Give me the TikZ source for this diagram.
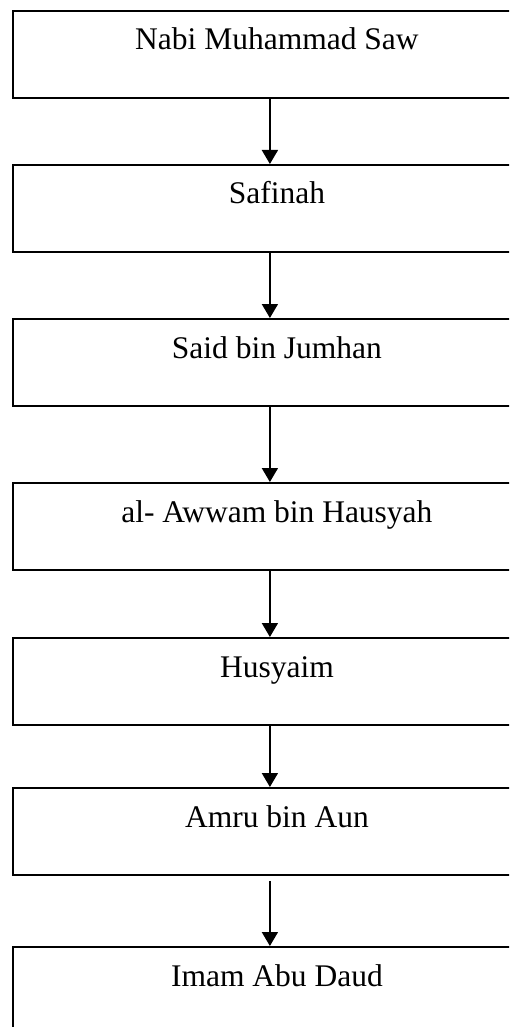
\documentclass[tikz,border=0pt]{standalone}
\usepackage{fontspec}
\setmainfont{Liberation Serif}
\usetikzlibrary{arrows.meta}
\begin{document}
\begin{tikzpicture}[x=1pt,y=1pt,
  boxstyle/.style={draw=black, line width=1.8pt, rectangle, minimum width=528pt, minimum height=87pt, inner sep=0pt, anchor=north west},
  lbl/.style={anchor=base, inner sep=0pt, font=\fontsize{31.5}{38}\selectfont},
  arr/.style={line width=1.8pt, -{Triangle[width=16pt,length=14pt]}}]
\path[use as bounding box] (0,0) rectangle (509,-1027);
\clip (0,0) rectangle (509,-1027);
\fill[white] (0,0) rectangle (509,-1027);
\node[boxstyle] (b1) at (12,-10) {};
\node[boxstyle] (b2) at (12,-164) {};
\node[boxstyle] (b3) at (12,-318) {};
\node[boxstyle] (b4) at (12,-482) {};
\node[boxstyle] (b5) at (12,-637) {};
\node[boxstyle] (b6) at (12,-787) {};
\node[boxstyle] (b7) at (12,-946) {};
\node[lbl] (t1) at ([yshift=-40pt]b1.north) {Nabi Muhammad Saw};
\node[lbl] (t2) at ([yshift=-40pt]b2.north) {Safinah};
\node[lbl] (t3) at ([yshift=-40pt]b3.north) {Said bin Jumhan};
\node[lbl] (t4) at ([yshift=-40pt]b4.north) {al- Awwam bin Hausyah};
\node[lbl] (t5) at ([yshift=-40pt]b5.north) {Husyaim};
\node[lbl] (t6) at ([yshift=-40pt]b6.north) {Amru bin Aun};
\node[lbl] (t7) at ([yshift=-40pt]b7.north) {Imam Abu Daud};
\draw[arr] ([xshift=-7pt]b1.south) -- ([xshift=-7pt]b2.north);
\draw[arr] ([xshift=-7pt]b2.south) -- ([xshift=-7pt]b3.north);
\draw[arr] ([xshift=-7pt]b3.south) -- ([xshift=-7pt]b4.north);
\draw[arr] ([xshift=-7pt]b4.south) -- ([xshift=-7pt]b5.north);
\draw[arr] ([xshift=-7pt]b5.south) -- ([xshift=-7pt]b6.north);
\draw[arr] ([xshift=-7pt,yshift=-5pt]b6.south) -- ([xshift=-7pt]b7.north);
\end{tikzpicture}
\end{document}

---

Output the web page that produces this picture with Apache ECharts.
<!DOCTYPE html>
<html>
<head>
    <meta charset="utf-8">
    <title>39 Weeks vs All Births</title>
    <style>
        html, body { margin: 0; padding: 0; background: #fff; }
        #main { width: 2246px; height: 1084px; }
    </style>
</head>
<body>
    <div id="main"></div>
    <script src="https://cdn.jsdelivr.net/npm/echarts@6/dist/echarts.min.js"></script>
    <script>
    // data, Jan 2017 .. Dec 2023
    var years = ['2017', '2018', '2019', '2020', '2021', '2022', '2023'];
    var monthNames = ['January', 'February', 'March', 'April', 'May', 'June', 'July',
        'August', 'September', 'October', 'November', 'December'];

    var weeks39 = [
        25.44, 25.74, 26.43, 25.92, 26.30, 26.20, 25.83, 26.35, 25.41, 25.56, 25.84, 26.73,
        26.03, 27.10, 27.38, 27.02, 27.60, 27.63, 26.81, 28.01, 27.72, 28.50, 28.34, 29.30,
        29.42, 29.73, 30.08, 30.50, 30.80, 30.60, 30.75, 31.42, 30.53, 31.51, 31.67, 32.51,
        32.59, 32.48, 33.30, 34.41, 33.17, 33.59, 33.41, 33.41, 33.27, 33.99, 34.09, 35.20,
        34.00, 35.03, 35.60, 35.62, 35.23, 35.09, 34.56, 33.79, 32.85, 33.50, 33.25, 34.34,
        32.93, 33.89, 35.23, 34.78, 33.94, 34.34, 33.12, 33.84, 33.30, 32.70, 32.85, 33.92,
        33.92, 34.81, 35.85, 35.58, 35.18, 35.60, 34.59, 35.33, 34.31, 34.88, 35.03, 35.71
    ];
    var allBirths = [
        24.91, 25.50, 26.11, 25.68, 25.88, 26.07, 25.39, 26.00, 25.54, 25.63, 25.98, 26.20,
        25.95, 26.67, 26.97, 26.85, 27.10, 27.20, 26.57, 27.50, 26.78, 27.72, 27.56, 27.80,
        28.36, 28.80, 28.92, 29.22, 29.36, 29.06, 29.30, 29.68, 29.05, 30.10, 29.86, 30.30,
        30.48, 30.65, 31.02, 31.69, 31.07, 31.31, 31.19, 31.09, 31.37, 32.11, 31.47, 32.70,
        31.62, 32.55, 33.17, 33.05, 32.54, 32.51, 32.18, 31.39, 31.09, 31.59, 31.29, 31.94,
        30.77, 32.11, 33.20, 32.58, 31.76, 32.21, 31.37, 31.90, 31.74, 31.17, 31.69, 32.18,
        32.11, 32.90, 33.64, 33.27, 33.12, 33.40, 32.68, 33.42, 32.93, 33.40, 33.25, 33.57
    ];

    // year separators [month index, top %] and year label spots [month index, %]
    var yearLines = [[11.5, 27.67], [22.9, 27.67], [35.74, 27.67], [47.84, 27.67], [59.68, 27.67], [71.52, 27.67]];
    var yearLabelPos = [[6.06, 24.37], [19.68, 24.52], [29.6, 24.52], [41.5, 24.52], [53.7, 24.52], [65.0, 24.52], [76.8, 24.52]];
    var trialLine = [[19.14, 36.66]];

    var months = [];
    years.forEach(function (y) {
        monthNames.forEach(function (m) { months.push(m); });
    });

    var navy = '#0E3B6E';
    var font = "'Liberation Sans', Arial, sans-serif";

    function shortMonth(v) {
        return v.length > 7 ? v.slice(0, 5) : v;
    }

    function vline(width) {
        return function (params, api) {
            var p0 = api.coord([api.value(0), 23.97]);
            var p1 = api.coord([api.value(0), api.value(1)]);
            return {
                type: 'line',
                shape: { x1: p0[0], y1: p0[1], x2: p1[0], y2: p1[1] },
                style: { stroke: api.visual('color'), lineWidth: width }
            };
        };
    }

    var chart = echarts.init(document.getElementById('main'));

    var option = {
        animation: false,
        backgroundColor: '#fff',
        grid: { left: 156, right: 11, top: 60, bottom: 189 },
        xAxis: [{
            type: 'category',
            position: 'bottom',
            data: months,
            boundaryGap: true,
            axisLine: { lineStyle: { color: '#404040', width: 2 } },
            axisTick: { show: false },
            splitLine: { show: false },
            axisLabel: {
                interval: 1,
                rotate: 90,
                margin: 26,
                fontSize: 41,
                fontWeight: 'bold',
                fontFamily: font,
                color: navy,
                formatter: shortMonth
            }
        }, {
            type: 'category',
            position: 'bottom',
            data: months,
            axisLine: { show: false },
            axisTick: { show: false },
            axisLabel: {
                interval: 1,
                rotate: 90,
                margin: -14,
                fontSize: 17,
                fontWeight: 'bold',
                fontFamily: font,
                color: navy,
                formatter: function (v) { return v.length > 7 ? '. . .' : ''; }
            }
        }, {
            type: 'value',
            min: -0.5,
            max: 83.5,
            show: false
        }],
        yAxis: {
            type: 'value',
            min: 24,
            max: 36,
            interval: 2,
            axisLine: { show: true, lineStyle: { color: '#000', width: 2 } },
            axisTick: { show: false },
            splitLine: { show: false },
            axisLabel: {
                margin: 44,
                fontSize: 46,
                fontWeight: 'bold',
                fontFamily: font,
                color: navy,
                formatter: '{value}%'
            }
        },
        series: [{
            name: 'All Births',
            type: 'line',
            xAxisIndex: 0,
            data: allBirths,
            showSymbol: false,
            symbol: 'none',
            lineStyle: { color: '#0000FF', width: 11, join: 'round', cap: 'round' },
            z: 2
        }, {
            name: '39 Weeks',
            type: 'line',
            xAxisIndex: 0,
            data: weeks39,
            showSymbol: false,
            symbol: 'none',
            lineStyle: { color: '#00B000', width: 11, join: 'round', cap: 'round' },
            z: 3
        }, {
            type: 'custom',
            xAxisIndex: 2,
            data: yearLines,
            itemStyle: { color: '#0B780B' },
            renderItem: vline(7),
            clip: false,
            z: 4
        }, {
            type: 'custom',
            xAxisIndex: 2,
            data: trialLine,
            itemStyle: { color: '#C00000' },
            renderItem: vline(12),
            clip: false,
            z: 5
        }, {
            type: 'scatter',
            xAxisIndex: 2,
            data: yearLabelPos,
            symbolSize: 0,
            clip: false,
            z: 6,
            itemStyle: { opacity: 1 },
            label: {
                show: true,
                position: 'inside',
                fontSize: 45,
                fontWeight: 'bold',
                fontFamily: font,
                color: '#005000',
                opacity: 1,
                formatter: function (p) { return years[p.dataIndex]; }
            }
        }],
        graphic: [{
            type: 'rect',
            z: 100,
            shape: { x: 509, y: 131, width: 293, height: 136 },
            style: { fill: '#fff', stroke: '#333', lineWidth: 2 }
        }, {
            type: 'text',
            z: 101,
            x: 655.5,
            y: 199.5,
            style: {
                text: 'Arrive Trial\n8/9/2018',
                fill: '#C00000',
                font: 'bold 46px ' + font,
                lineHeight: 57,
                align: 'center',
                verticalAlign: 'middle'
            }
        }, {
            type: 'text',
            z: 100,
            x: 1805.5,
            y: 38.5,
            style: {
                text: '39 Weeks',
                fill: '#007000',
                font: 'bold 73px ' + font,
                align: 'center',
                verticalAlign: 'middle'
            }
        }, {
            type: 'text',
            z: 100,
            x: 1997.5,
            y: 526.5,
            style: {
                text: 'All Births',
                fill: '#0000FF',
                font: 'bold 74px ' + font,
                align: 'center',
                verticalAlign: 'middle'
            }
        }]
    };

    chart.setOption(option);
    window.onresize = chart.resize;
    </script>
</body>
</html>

▶ What you should do: Filter the entries and copy out every line with the word "this".

▶ Full answer:
Give me the TikZ source for this diagram.
Output the web page that produces this picture with Apache ECharts.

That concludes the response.